_What is required_: Where the string "chart" occurs in the material below, report the whole line.

━━━━━ Material provided ━━━━━

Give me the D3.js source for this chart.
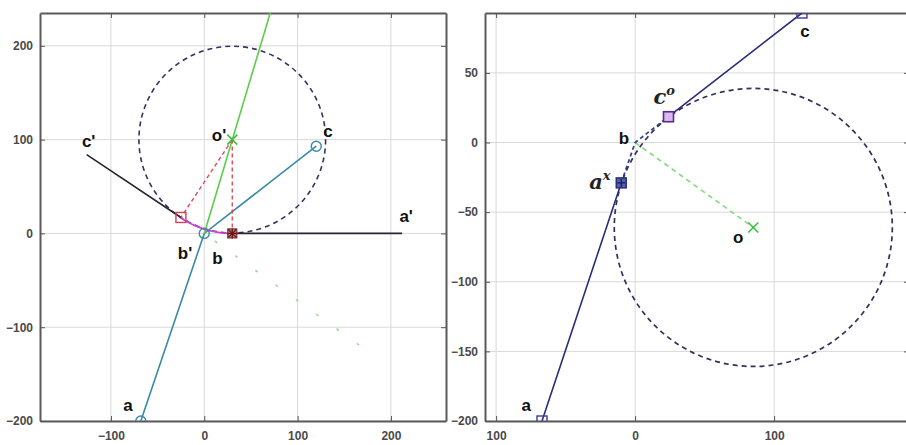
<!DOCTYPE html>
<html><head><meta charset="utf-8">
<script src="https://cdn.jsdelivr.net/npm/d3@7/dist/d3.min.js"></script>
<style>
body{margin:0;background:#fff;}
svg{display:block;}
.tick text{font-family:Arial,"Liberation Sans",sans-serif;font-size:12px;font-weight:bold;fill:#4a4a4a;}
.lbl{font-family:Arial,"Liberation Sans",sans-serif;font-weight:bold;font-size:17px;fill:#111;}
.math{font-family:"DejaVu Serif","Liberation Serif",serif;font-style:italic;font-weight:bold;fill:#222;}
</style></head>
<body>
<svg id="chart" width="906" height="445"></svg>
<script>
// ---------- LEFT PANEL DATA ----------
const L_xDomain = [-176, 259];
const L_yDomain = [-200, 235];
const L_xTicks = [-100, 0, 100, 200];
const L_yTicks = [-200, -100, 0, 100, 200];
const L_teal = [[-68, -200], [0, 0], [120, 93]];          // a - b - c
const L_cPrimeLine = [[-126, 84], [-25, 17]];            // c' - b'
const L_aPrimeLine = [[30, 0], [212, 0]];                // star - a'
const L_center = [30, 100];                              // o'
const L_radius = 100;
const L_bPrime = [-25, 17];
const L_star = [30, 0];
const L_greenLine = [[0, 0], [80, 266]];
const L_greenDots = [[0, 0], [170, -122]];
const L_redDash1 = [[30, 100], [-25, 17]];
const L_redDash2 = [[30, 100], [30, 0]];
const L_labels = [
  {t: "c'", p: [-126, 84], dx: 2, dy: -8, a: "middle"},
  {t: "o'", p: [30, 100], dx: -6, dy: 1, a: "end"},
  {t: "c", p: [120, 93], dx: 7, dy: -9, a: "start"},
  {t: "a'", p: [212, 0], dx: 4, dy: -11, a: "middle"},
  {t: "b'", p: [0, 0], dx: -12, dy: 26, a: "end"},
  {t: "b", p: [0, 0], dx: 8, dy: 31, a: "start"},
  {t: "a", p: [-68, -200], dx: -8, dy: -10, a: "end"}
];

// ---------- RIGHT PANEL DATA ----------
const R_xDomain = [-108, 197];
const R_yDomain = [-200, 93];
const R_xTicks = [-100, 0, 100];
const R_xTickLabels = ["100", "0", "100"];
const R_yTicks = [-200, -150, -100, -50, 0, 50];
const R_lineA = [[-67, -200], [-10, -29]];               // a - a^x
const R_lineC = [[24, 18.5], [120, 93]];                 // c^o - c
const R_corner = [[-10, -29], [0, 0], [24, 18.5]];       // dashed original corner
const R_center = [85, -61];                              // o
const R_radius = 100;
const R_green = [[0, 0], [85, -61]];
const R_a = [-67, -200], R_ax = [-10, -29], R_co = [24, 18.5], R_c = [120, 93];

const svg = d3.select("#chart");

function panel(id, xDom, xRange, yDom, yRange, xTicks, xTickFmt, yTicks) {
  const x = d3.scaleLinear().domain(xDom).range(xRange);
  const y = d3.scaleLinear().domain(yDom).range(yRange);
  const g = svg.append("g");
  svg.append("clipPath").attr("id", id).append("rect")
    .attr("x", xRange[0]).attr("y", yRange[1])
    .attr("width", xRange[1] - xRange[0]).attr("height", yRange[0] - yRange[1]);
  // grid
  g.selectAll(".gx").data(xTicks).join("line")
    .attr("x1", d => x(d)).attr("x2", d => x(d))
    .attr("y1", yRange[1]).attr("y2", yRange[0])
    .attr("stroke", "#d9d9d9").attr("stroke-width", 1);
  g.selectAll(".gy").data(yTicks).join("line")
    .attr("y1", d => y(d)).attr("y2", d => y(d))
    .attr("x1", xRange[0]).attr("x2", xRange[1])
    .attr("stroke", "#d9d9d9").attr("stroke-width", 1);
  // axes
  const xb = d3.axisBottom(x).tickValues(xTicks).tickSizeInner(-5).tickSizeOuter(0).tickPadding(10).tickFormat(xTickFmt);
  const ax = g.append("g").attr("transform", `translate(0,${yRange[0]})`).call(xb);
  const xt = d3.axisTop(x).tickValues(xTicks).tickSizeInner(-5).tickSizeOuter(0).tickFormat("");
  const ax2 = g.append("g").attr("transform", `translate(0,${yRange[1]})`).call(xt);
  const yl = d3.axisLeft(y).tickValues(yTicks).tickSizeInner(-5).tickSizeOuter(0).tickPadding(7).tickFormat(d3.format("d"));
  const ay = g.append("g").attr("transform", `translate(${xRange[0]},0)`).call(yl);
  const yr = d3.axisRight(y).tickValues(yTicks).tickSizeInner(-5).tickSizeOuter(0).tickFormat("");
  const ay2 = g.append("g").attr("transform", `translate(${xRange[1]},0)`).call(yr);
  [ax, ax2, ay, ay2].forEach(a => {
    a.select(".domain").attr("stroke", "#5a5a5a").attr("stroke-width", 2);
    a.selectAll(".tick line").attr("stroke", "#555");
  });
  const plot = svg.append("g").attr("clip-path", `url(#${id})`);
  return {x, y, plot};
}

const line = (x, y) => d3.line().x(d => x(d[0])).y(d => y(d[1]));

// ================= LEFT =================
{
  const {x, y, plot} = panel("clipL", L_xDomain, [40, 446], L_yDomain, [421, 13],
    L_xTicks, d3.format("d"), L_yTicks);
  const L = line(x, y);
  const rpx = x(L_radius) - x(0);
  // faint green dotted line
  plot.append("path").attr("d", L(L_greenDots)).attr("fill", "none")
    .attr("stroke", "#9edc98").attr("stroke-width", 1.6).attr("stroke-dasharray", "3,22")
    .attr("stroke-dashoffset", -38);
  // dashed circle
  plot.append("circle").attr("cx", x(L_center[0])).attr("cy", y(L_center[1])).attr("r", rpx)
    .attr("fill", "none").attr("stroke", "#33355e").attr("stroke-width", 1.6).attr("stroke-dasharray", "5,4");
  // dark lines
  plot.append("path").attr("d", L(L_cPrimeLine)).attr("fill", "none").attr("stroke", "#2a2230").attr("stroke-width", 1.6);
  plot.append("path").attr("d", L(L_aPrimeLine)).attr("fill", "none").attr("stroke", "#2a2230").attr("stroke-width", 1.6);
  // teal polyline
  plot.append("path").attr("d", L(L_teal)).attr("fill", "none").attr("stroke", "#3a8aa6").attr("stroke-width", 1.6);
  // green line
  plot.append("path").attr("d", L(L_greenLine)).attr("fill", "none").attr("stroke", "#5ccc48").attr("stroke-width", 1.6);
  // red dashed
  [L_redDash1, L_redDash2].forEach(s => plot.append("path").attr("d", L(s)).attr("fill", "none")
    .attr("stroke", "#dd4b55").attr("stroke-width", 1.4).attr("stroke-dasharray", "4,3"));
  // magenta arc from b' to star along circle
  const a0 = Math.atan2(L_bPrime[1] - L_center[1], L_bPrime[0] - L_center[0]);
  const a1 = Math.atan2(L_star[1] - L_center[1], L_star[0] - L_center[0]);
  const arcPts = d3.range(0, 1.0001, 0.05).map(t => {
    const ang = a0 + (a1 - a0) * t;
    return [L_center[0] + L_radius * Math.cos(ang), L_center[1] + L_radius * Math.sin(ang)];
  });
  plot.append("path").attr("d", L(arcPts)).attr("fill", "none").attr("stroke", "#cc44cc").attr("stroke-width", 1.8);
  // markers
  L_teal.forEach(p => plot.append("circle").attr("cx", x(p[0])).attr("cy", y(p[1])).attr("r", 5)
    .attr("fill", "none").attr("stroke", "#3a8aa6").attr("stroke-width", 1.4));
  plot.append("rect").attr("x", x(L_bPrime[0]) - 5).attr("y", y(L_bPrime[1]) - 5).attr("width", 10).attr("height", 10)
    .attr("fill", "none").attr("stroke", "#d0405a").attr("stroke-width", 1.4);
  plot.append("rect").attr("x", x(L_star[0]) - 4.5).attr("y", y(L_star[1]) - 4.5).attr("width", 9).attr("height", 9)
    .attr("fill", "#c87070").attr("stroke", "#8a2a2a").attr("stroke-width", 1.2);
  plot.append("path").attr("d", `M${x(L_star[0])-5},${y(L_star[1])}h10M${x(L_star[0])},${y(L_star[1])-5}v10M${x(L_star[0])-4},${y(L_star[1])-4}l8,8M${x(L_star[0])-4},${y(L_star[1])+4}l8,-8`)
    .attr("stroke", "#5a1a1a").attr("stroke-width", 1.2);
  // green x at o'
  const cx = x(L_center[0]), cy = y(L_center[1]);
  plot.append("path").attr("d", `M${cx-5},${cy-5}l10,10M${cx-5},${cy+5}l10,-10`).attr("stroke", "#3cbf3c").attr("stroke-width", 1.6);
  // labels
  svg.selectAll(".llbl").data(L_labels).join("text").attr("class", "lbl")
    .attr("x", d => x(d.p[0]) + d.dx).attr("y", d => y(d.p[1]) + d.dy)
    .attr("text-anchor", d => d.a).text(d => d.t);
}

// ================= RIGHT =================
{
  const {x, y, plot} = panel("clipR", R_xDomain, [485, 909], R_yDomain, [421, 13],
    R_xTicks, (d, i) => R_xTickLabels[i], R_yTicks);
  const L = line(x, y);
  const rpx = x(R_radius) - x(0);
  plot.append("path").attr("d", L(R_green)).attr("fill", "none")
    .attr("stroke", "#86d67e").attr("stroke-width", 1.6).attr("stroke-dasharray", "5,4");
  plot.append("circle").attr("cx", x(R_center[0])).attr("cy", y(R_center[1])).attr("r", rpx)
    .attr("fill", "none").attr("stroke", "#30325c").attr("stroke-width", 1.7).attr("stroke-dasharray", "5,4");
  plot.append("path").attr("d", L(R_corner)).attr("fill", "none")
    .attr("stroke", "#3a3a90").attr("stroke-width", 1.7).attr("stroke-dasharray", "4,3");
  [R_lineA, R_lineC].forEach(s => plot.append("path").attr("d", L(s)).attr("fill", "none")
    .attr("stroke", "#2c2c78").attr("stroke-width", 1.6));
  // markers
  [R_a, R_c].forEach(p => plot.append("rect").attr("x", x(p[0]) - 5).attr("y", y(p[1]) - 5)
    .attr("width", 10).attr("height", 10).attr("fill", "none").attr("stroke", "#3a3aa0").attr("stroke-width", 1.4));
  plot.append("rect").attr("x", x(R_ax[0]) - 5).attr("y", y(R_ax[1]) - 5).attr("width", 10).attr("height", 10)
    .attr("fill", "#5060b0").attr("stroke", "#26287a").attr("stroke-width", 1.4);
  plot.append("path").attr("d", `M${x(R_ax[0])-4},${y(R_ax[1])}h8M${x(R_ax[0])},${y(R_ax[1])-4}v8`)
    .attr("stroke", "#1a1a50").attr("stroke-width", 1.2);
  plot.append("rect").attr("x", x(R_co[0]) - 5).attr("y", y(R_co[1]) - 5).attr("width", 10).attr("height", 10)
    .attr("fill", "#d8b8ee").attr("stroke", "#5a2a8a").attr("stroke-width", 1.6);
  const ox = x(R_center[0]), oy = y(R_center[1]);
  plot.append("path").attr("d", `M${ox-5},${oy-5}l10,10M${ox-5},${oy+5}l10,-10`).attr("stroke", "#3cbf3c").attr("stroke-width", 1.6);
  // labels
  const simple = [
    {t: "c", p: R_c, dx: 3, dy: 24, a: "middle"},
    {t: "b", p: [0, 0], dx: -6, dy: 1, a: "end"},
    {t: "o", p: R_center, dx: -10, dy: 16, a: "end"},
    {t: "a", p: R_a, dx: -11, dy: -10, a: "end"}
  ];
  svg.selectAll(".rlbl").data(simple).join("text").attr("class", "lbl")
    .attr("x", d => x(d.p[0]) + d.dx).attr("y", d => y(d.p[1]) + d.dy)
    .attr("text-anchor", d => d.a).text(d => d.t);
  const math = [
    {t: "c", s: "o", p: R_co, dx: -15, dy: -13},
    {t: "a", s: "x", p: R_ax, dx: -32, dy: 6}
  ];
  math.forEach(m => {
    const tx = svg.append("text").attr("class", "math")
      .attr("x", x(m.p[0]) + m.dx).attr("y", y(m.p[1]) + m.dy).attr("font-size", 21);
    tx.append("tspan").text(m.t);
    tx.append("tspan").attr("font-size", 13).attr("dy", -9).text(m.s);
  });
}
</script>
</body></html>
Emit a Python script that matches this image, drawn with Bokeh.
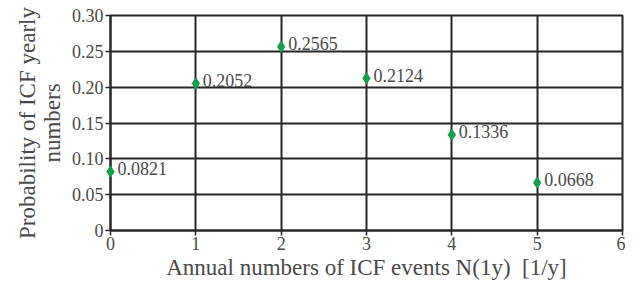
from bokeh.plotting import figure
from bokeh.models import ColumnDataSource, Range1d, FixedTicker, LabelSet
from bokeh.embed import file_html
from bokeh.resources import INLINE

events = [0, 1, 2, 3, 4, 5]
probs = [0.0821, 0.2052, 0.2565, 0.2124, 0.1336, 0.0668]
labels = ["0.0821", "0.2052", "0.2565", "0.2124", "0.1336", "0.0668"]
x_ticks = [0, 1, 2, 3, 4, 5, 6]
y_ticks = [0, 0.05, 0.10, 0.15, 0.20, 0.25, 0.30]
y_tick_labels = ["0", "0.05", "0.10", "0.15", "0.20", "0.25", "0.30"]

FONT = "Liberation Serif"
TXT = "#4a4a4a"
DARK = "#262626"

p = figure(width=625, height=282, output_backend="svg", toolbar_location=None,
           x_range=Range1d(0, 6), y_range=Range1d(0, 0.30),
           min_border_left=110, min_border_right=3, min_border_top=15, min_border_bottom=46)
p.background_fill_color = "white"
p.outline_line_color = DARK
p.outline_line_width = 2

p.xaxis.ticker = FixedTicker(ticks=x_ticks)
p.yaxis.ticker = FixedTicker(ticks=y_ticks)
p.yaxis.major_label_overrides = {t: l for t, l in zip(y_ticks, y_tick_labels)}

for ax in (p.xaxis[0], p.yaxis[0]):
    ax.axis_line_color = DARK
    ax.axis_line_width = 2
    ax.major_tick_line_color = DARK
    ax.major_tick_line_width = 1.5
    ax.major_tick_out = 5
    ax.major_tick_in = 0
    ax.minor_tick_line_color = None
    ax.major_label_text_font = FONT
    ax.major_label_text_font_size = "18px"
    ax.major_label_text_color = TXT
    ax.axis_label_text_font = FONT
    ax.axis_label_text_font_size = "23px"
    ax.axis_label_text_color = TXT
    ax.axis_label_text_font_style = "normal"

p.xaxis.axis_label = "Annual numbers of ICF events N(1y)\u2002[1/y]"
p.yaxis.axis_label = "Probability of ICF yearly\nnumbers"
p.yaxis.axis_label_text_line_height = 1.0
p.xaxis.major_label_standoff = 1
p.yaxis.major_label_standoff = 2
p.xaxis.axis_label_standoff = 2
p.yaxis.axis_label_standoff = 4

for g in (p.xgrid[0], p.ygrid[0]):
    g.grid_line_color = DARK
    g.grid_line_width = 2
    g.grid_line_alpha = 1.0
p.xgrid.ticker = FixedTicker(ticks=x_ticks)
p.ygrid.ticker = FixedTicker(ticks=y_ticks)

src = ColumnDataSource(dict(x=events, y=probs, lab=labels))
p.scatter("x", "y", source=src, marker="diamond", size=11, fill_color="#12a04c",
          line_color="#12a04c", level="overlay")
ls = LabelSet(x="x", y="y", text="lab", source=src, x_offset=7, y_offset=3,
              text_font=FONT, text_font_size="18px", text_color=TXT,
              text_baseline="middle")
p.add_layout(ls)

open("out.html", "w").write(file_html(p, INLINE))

━━━━━

_Full answer_:
Give me the D3.js source for this chart.
<svg id="chart" width="906" height="445"></svg>
const svg = d3.select("#chart");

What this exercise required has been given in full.